What the 4Chan
I had a 4Chan account for a few years in the mid-2000s. Not bragging about it—just a thing I did. Mostly I was curious about where all the internet’s actual culture was coming from, since nothing about it was appearing on the mainstream sites yet. And yeah, there was a lot of depravity on there. I’m not going to pretend I didn’t see it or that it wasn’t shocking the first time. But that wasn’t what interested me about the place.
What got me was how honest it was in a way that felt impossible anywhere else online. You could type something genuinely dark, actually mean it, and not have it attached to your identity or your permanent record. No algorithm deciding if your post was worth showing around. No consequences. Just you and anonymous strangers, most of whom were thinking the exact same things you were.

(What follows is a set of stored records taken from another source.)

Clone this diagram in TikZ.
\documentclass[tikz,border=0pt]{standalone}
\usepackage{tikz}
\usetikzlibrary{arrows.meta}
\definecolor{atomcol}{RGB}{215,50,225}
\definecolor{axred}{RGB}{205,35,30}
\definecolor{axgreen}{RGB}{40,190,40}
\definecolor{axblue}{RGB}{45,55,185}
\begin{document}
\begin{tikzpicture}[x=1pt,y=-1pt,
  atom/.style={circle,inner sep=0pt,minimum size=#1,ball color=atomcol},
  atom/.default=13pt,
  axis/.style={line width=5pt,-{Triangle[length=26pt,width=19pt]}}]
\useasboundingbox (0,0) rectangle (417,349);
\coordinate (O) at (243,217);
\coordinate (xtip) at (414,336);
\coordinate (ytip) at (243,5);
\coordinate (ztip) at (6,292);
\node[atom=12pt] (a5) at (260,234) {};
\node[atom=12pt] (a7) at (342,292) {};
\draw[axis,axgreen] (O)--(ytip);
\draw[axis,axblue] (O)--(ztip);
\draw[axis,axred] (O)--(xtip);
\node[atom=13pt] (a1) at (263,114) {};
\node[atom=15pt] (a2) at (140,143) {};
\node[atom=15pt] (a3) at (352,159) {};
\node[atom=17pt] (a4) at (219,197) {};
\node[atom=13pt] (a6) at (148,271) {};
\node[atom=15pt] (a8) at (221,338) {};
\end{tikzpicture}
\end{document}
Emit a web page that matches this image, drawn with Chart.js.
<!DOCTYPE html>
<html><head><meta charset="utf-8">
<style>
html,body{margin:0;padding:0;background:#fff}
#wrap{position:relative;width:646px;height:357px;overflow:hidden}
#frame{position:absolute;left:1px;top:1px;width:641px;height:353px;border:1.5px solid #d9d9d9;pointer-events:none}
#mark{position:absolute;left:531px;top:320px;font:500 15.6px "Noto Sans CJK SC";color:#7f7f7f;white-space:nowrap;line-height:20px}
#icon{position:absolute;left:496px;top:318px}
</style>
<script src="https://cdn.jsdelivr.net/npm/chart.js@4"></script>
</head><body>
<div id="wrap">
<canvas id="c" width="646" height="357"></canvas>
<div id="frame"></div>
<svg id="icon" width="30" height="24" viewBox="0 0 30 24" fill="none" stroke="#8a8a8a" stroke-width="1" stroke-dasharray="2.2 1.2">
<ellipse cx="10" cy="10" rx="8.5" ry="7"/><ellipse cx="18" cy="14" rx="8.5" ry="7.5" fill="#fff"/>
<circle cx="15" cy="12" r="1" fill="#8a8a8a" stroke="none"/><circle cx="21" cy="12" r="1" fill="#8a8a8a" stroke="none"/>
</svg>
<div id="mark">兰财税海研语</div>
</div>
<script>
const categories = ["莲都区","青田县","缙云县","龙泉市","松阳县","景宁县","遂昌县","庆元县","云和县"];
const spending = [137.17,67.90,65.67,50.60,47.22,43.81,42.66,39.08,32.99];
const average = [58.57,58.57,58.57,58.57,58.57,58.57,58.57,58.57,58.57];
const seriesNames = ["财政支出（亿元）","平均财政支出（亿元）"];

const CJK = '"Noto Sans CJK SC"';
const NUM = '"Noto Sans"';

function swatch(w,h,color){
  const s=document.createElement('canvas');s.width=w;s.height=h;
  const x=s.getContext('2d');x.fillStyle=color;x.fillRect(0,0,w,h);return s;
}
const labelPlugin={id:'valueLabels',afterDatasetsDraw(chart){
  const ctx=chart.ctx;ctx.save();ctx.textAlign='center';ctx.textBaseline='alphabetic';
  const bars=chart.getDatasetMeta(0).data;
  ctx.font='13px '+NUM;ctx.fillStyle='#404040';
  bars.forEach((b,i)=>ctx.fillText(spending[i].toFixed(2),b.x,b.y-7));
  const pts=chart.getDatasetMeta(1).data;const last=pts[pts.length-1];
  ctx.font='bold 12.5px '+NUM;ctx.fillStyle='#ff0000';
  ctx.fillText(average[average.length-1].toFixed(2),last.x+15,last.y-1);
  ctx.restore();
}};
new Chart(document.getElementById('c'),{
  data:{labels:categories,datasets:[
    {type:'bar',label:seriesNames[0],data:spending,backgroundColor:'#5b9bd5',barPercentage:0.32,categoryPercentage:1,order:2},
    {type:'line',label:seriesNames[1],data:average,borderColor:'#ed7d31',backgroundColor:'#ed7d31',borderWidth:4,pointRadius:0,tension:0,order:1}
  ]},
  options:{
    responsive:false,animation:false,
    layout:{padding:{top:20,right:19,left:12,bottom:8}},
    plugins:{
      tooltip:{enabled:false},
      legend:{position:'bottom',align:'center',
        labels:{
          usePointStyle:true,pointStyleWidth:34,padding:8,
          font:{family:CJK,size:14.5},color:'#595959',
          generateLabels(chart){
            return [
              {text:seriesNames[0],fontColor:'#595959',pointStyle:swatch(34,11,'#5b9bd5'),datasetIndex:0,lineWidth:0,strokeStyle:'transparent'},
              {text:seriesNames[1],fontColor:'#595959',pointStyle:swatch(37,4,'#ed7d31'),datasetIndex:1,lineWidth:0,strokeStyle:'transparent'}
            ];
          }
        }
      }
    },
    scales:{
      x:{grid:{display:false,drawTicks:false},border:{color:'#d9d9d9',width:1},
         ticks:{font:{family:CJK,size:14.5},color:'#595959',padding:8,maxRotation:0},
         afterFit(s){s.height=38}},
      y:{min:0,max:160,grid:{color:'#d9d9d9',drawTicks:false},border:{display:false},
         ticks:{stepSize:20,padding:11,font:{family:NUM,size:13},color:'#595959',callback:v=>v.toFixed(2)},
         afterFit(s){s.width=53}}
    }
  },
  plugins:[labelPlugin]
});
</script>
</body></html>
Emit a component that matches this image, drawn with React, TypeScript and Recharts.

Once you understood the structure, the whole site made sense. It wasn’t that 4Chan attracted uniquely terrible people. It was that 4Chan removed the reasons most people have to not be terrible. Strip away the social friction—the awareness of being watched, the need to maintain an image, the fear of consequences—and what you get is this very raw, unfiltered version of what humans are actually capable of thinking. Some of it’s horrifying. Some of it’s just crude or mean or needlessly aggressive. Some of it’s actually funny in ways you’d never admit in public.
People usually treated it like a moral judgment on humanity. Like 4Chan proved we’re secretly evil. But that’s not quite right. The site just proved that most of what we present to the world is a performance, and when you disable the performance, you see something closer to the reality underneath. Usually that reality is worse. Sometimes it’s just more complicated.
I left the site eventually because spending hours in that space started to feel like I was borrowing someone else’s brain. The darkness didn’t rub off or anything dramatic—I’m not going to pretend I was corrupted by reading horrible things online. But there’s something wearing about existing in that headspace, where nothing is off limits and no one’s judging you because no one knows who you are. After a while it starts to feel less like freedom and more like drift.